Daarom staat als onvoldoende weersproken vast dat [eiser] en de zoon op het tijdstip van de gestelde koopovereenkomst (december 2008) wisten of behoorden te weten dat Rabobank in haar verhaalsmogelijkheden zou worden benadeeld door de koop van het schip door [eiser].”

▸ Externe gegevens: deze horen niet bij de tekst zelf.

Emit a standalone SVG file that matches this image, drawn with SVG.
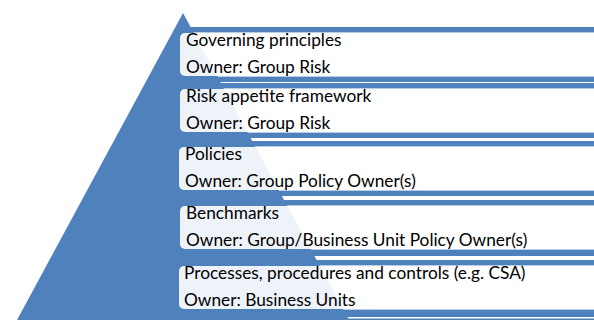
<svg xmlns="http://www.w3.org/2000/svg" width="594" height="320" viewBox="0 0 594 320">
  <style>
    .band { fill: #4f81bd; }
    .gap { fill: #ffffff; }
    .edge { fill: #b9cde5; }
    .pyr { fill: #4f81bd; }
    .box { fill: #ffffff; fill-opacity: 0.9; }
    .t { font-family: Lato, "Liberation Sans", sans-serif; font-size: 17.3px; fill: #000000; }
  </style>

  <!-- striped backdrop: blue rules between tiers, white interiors and hairline gaps -->
  <g id="backdrop">
    <rect class="band" x="183" y="27" width="411" height="293"/>
    <!-- tier interiors -->
    <rect class="gap" x="183" y="32" width="411" height="45"/>
    <rect class="gap" x="183" y="88" width="411" height="45"/>
    <rect class="gap" x="183" y="146" width="411" height="45"/>
    <rect class="gap" x="183" y="205" width="411" height="45"/>
    <rect class="gap" x="183" y="265" width="411" height="45"/>
    <!-- light edges along the blue rules -->
    <rect class="edge" x="183" y="32" width="411" height="1"/>
    <rect class="edge" x="183" y="76" width="411" height="1"/>
    <rect class="edge" x="183" y="88" width="411" height="1"/>
    <rect class="edge" x="183" y="132" width="411" height="1"/>
    <rect class="edge" x="183" y="146" width="411" height="1"/>
    <rect class="edge" x="183" y="190" width="411" height="1"/>
    <rect class="edge" x="183" y="205" width="411" height="1"/>
    <rect class="edge" x="183" y="249" width="411" height="1"/>
    <rect class="edge" x="183" y="265" width="411" height="1"/>
    <rect class="edge" x="183" y="309" width="411" height="1"/>
    <!-- hairline gaps between tiers -->
    <rect class="gap" x="183" y="82" width="411" height="1"/>
    <rect class="gap" x="183" y="138" width="411" height="3"/>
    <rect class="gap" x="183" y="196" width="411" height="4"/>
    <rect class="gap" x="183" y="256" width="411" height="4"/>
    <rect class="gap" x="183" y="317" width="411" height="1.5"/>
  </g>

  <!-- pyramid -->
  <g id="pyramid">
    <polygon class="pyr" points="183,13 349,320 17,320"/>
  </g>

  <g id="tier-1">
    <rect class="box" x="180" y="33" width="430" height="43" rx="5"/>
    <text class="t" x="186" y="46">Governing principles</text>
    <text class="t" x="186" y="73">Owner: Group Risk</text>
  </g>

  <g id="tier-2">
    <rect class="box" x="180" y="89" width="430" height="43" rx="5"/>
    <text class="t" x="186" y="102">Risk appetite framework</text>
    <text class="t" x="186" y="129">Owner: Group Risk</text>
  </g>

  <g id="tier-3">
    <rect class="box" x="179" y="147" width="430" height="43" rx="5"/>
    <text class="t" x="185" y="160">Policies</text>
    <text class="t" x="185" y="187">Owner: Group Policy Owner(s)</text>
  </g>

  <g id="tier-4">
    <rect class="box" x="180" y="206" width="430" height="43" rx="5"/>
    <text class="t" x="186" y="219">Benchmarks</text>
    <text class="t" x="186" y="246">Owner: Group/Business Unit Policy Owner(s)</text>
  </g>

  <g id="tier-5">
    <rect class="box" x="179" y="266" width="430" height="43" rx="5"/>
    <text class="t" x="184" y="279">Processes, procedures and controls (e.g. CSA)</text>
    <text class="t" x="184" y="306">Owner: Business Units</text>
  </g>
</svg>
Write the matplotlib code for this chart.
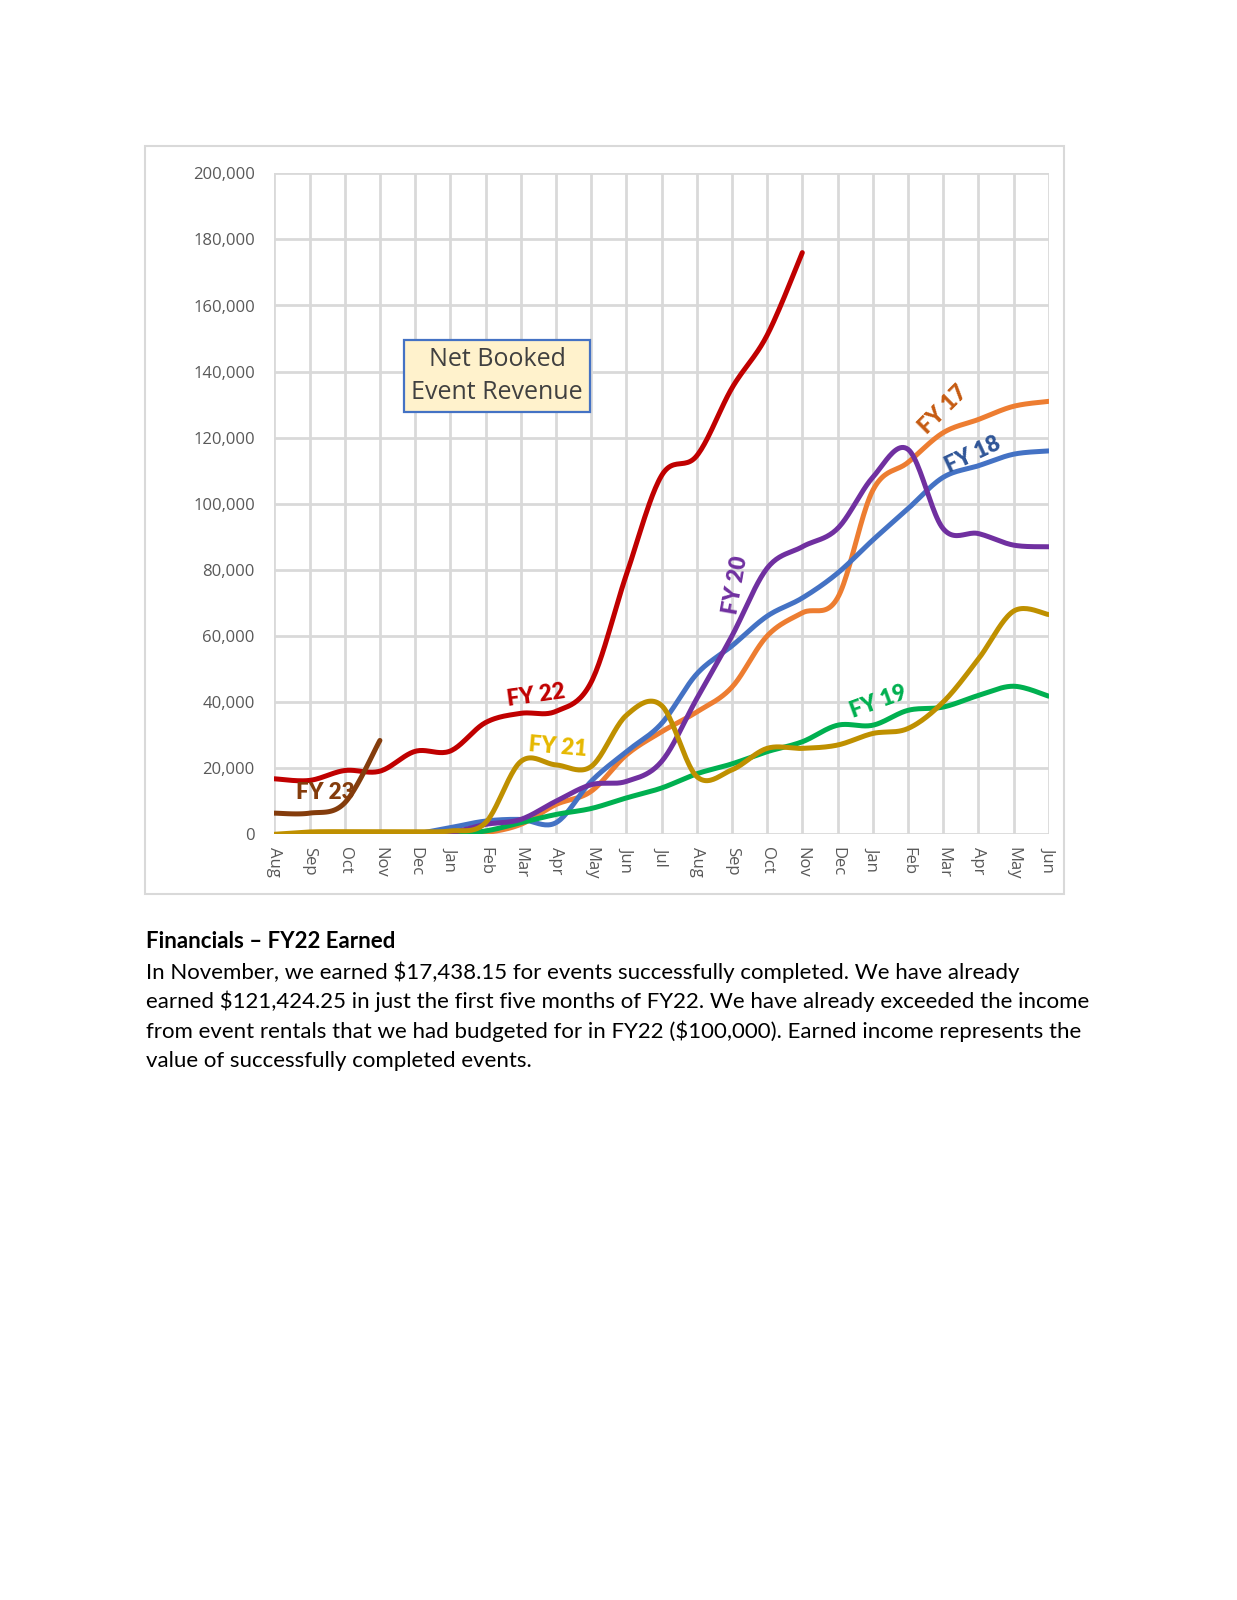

3.Beoordeling van het middel

3.1
Onderdeel a van het middel klaagt dat het hof ten onrechte, althans ontoereikend gemotiveerd heeft beslist dat het beroep van Rabobank op vernietiging van de koopovereenkomst op grond van de pauliana moet worden gehonoreerd. Volgens het onderdeel is het hof, in strijd met art. 24 Rv, buiten de feitelijke grondslag en de grenzen van de rechtsstrijd getreden. Het onderdeel voert daartoe onder meer aan dat Rabobank ter onderbouwing van haar beroep op de pauliana niet heeft aangevoerd dat de benadeling erin bestaat dat de betaalde koopprijs niet beschikbaar is geweest voor verhaal door schuldeisers.
3.2.1
Rabobank heeft in eerste aanleg, ter onderbouwing van haar beroep op de pauliana, gesteld dat de benadeling erin bestond dat de koopprijs van € 100.000,-- te laag was, gelet op de waarde van het schip. Blijkens de gedingstukken heeft [eiser] de stellingen van Rabobank ook in deze zin opgevat. De rechtbank heeft (in rov. 4.4) vastgesteld dat de benadeling waarop Rabobank zich beriep, erin bestond dat de koopprijs, gelet op de waarde van het schip, te laag was.
3.2.2
De gedingstukken laten geen andere conclusie toe dan dat Rabobank als feitelijke grondslag van haar beroep op de pauliana voor het aspect van de benadeling, ook in hoger beroep, niet meer heeft aangevoerd dan dat het schip voor een te lage prijs is verkocht.
Het hof heeft dan ook, door zijn beslissing te baseren op, kort gezegd, de omstandigheid dat de koopprijs door de handelwijze van [eiser] en de zoon niet beschikbaar is geweest voor verhaal door schuldeisers, in strijd met art. 24 Rv de feitelijke grondslag van het beroep van Rabobank op de pauliana aangevuld. [1]
Onderdeel a is dus gegrond. De overige onderdelen behoeven geen behandeling.
3.3
Nu Rabobank de bestreden beslissing van het hof niet heeft uitgelokt of verdedigd, zullen de kosten van het geding in cassatie worden gereserveerd.

4.Beslissing

De Hoge Raad:
  • vernietigt het arrest van het gerechtshof ’s-Hertogenbosch van 29 mei 2018;
  • verwijst het geding naar het gerechtshof Arnhem-Leeuwarden ter verdere behandeling en beslissing;
  • reserveert de beslissing omtrent de kosten van het geding in cassatie tot de einduitspraak;
  • begroot deze kosten tot op de uitspraak in cassatie aan de zijde van [eiser] op € 491,18 aan verschotten en € 2.600,-- voor salaris, en aan de zijde van Rabobank op nihil.
Dit arrest is gewezen door de raadsheren A.M.J. van Buchem-Spapens, als voorzitter, T.H. Tanja-van den Broek en F.J.P. Lock, en in het openbaar uitgesproken door de raadsheer C.E. du Perron op
20 december 2019.

Voetnoten

1.Zie bijv. HR 14 juli 2017, ECLI:NL:HR:2017:1357.